福井県おおい町を見学するツアーに参加。企画したのは「大飯原発差止訴訟」原告団。遊覧船からは、大飯原発が見えた(撮影:矢野宏)

福井県おおい町を見学するツアーに参加。企画したのは「大飯原発差止訴訟」原告団。遊覧船からは、大飯原発が見えた(撮影:矢野宏)

 

◆関西電力が保有する原発の中では最大規模

福井県おおい町を見学するツアーが7月6日にあり、参加した。呼びかけたのは「大飯原発差止訴訟」原告団。私は原告ではないが、おおい町と大飯原発を見ておきたかったので特別参加させてもらった。(矢野宏 新聞うずみ火)

福井地裁で、関西電力の大飯原発3号機、4号機の運転差し止めを命じる判決が出たのは5月21日のこと。2011年3月の東京電力福島第一原発事故のあ と、原発をめぐる初めての司法判断ということで注目された。樋口裁判長は原告の主張を認めて、運転を差し止める判決を言い渡した。

この福井地裁判決が画期的だったのは、大飯原発の運転の是非にとどまらず、地震国・日本で原発を持つことができるのかという本質的な問いを突き付けたこと。
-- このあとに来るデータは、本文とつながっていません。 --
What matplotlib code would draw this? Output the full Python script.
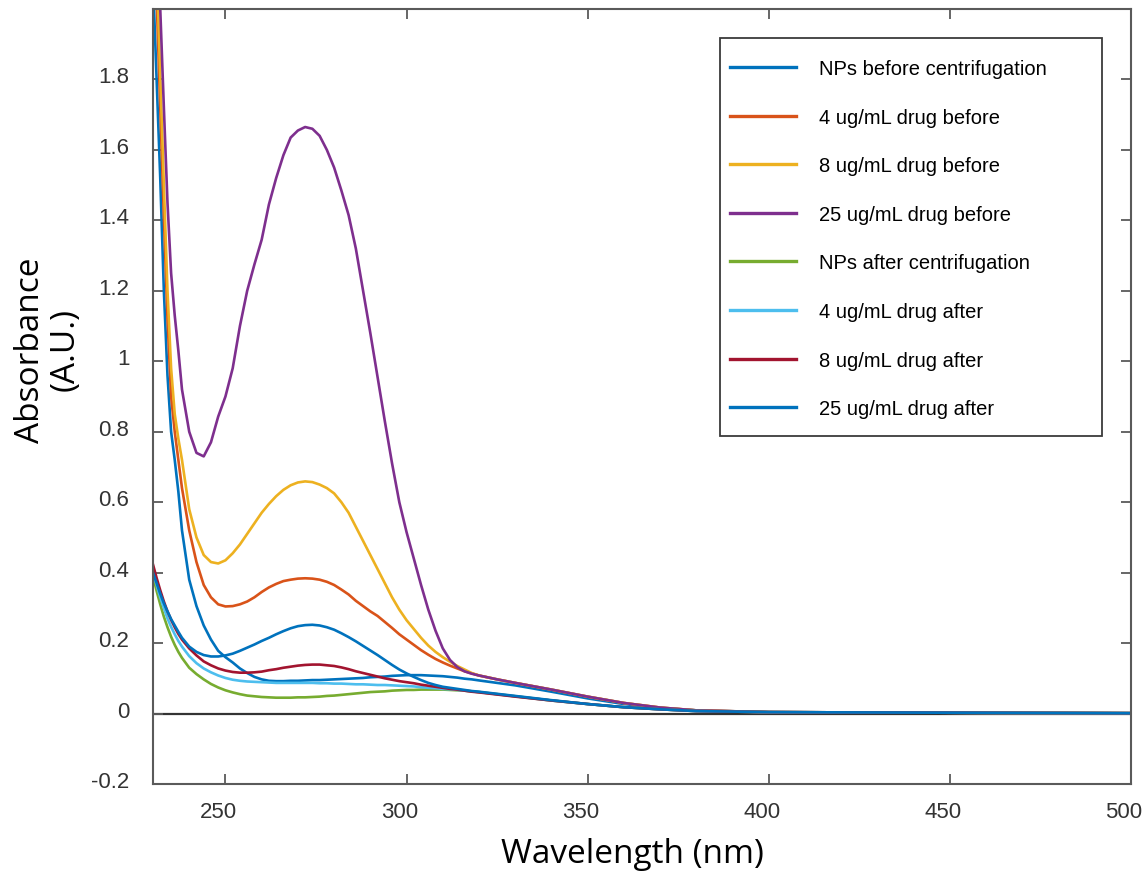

樋口裁判長は判決文の中で、「優先すべきは『生存にかかわる人格権』で、発電の一手段でしかない原発はそれよりも優先順位は低い」として、「人格権に危険を及ぼす可能性が万が一でもあるようなら原発差し止めは当然だ」と述べた。

さらに、経済性についても「原発を動かさないことで多額の貿易赤字が出たとしても、これを国富の喪失というべきではない。豊かな国土とそこに国民が 根を下ろして生活していることが国富であり、これを取り戻すことができなくなることが国富の喪失である」と、「経済よりも国民の命や健康」を重視した判決 だった。関電は控訴した。

JR京都駅から貸し切りバスで2時間半。おおい町は福井県の西部地域にあり、京都府舞鶴市の東隣。日本海に面した風光明媚な町で、人口は8700人。2006年に隣接する山間部の名田庄村(なたしょうむら)と合併して、ひらがな表記になった。

大飯原発は、おおい町の北側に位置する大島半島の突端にある。海からでないと見えないため、遊覧船で若狭湾から日本海に出た。山間に隠れるように大飯原発1号機から4号機が見えた。関西電力が保有する原発の中では最大規模である。

福島第一原発事故後、2012年7月に3,4号機が全国で唯一再稼働した。2013年9月に定期検査に入り、現在は稼働していない。

遊覧船を降りて町内を歩くと、人口規模から見て不釣り合いとも思えるハコモノが町のあちこちに建て並んでいる。リゾートホテル、温泉などの娯楽施 設、総合運動公園には人工芝のサッカー場や野球場、体育館、フィットネスセンター、室内ゲートボール場など、いずれも豪華な施設である。